The question is: Why did these men dread cannibals more than they feared starvation?
Looked at from this angle, theirs becomes a story about reading.
Vladmir Nabokov said that the best reader has a combination of two very different temperaments: the artistic and the scientific. A good reader has an artist’s passion, a willingness to get caught up in a story, but just as importantly, he said, the reader also needs the “coolness of judgment” of a scientist, which acts to “temper” or complicate the reader’s intuitive reactions to a story.
As we’ve seen, the men of the Essex had no trouble with the artistic part. They dreamed horrifying scenarios. The problem was that they listened to the wrong story. They responded only to the most vivid and lurid narrative, the one easiest for their imaginations to picture: cannibals.
But perhaps if they’d been able to read their fears like scientists, they would have listened instead to the likely story of starvation, and headed for the safety of Tahiti.

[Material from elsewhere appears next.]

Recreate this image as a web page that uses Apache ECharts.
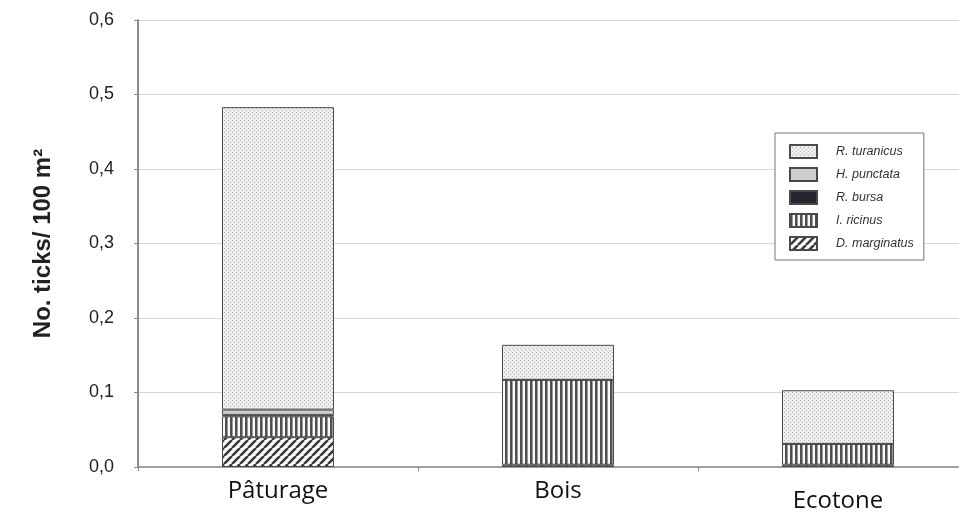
<!DOCTYPE html>
<html><head><meta charset="utf-8">
<script src="https://cdn.jsdelivr.net/npm/echarts@6/dist/echarts.min.js"></script>
<style>html,body{margin:0;padding:0;background:#fff;overflow:hidden;width:959px;height:526px}#c{width:1000px;height:526px}</style>
</head><body><div id="c"></div>
<script>
const categories = ['Pâturage', 'Bois', 'Ecotone'];
const dMarginatus = [0.040, 0.003, 0.003];
const iRicinus    = [0.028, 0.114, 0.028];
const rBursa      = [0.002, 0, 0];
const hPunctata   = [0.007, 0, 0];
const rTuranicus  = [0.406, 0.047, 0.072];
const yTicks = [0, 0.1, 0.2, 0.3, 0.4, 0.5, 0.6];

function pat(w, h, draw) {
  const c = document.createElement('canvas'); c.width = w; c.height = h;
  const g = c.getContext('2d'); draw(g, w, h);
  return { image: c, repeat: 'repeat' };
}
const dots = pat(4, 4, (g) => { g.fillStyle = '#ededed'; g.fillRect(0,0,4,4); g.fillStyle = '#b8b8b8'; g.fillRect(0,0,1,1); g.fillRect(2,2,1,1); });
const vert = pat(5, 5, (g) => { g.fillStyle = '#fafafa'; g.fillRect(0,0,5,5); g.fillStyle = '#505050'; g.fillRect(0,0,2,5); g.fillStyle='#999'; g.fillRect(2,0,1,5); });
const diag = pat(8, 8, (g) => { g.fillStyle = '#fff'; g.fillRect(0,0,8,8); g.strokeStyle = '#3a3a3a'; g.lineWidth = 2.6;
  for (let k = -8; k <= 16; k += 8) { g.beginPath(); g.moveTo(k, 8); g.lineTo(k + 8, 0); g.stroke(); } });

const mk = (name, data, color) => ({
  name, type: 'bar', stack: 't', data, barWidth: '40%',
  itemStyle: { color, borderColor: '#4a4a4a', borderWidth: 1 }
});

const chart = echarts.init(document.getElementById('c'), null, { renderer: 'canvas' });
chart.setOption({
  animation: false,
  grid: { left: 138, top: 20, width: 840, height: 447, containLabel: false },
  legend: {
    orient: 'vertical', left: 775, top: 133, width: 150,
    data: ['R. turanicus', 'H. punctata', 'R. bursa', 'I. ricinus', 'D. marginatus'],
    icon: 'rect',
    itemWidth: 27, itemHeight: 13, itemGap: 8,
    padding: [11, 10, 9, 14],
    borderColor: '#777', borderWidth: 1, backgroundColor: '#fff',
    textStyle: { fontFamily: 'Liberation Sans', fontStyle: 'italic', fontSize: 12.5, color: '#333', padding: [0,0,0,14] }
  },
  xAxis: {
    type: 'category', data: categories,
    axisLine: { lineStyle: { color: '#888', width: 1.5 } },
    axisTick: { show: true, length: 4, lineStyle: { color: '#888' } },
    axisLabel: {
      margin: 12,
      formatter: (v) => v === 'Ecotone' ? '{b|' + v + '}' : '{a|' + v + '}',
      rich: {
        a: { fontFamily: 'Open Sans', fontSize: 24, color: '#111', padding: [0,0,0,0] },
        b: { fontFamily: 'Open Sans', fontSize: 24, color: '#111', padding: [10,0,0,0] }
      }
    }
  },
  yAxis: {
    type: 'value', min: 0, max: 0.6, interval: 0.1,
    name: 'No. ticks/ 100 m²', nameLocation: 'middle', nameGap: 83, nameRotate: 90,
    nameTextStyle: { fontFamily: 'Liberation Sans', fontWeight: 'bold', fontSize: 24, color: '#222' },
    axisLine: { show: true, lineStyle: { color: '#666', width: 1.5 } },
    axisTick: { show: true, length: 4, lineStyle: { color: '#888' } },
    axisLabel: { margin: 24, fontFamily: 'Liberation Sans', fontSize: 18, color: '#222',
      formatter: (v) => v.toFixed(1).replace('.', ',') },
    splitLine: { lineStyle: { color: '#d8d8d8', width: 1.2 } }
  },
  series: [
    mk('D. marginatus', dMarginatus, diag),
    mk('I. ricinus', iRicinus, vert),
    mk('R. bursa', rBursa, '#262630'),
    mk('H. punctata', hPunctata, '#cfcfcf'),
    mk('R. turanicus', rTuranicus, dots)
  ]
});
</script></body></html>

If we all tried to be better readers of our fears, we too would be less often swayed by the most salacious stories. Imagine spending less time worrying about plane crashes and serial killers, and more time concerned with the subtler and slower disasters we face: the silent buildup of plaque in our arteries, the gradual changes in our climate.
Just as the most nuanced stories in literature are often the richest and wisest, our subtlest fears might be the truest.
Read in the right way, our fears are an amazing gift of the imagination, a form of everyday clairvoyance, a way of glimpsing what might be the future when there’s still time to influence how that future will play out. Properly read, our fears can offer us something as precious as our favorite works of literature: wisdom, insight, and a version of that most elusive thing: the truth.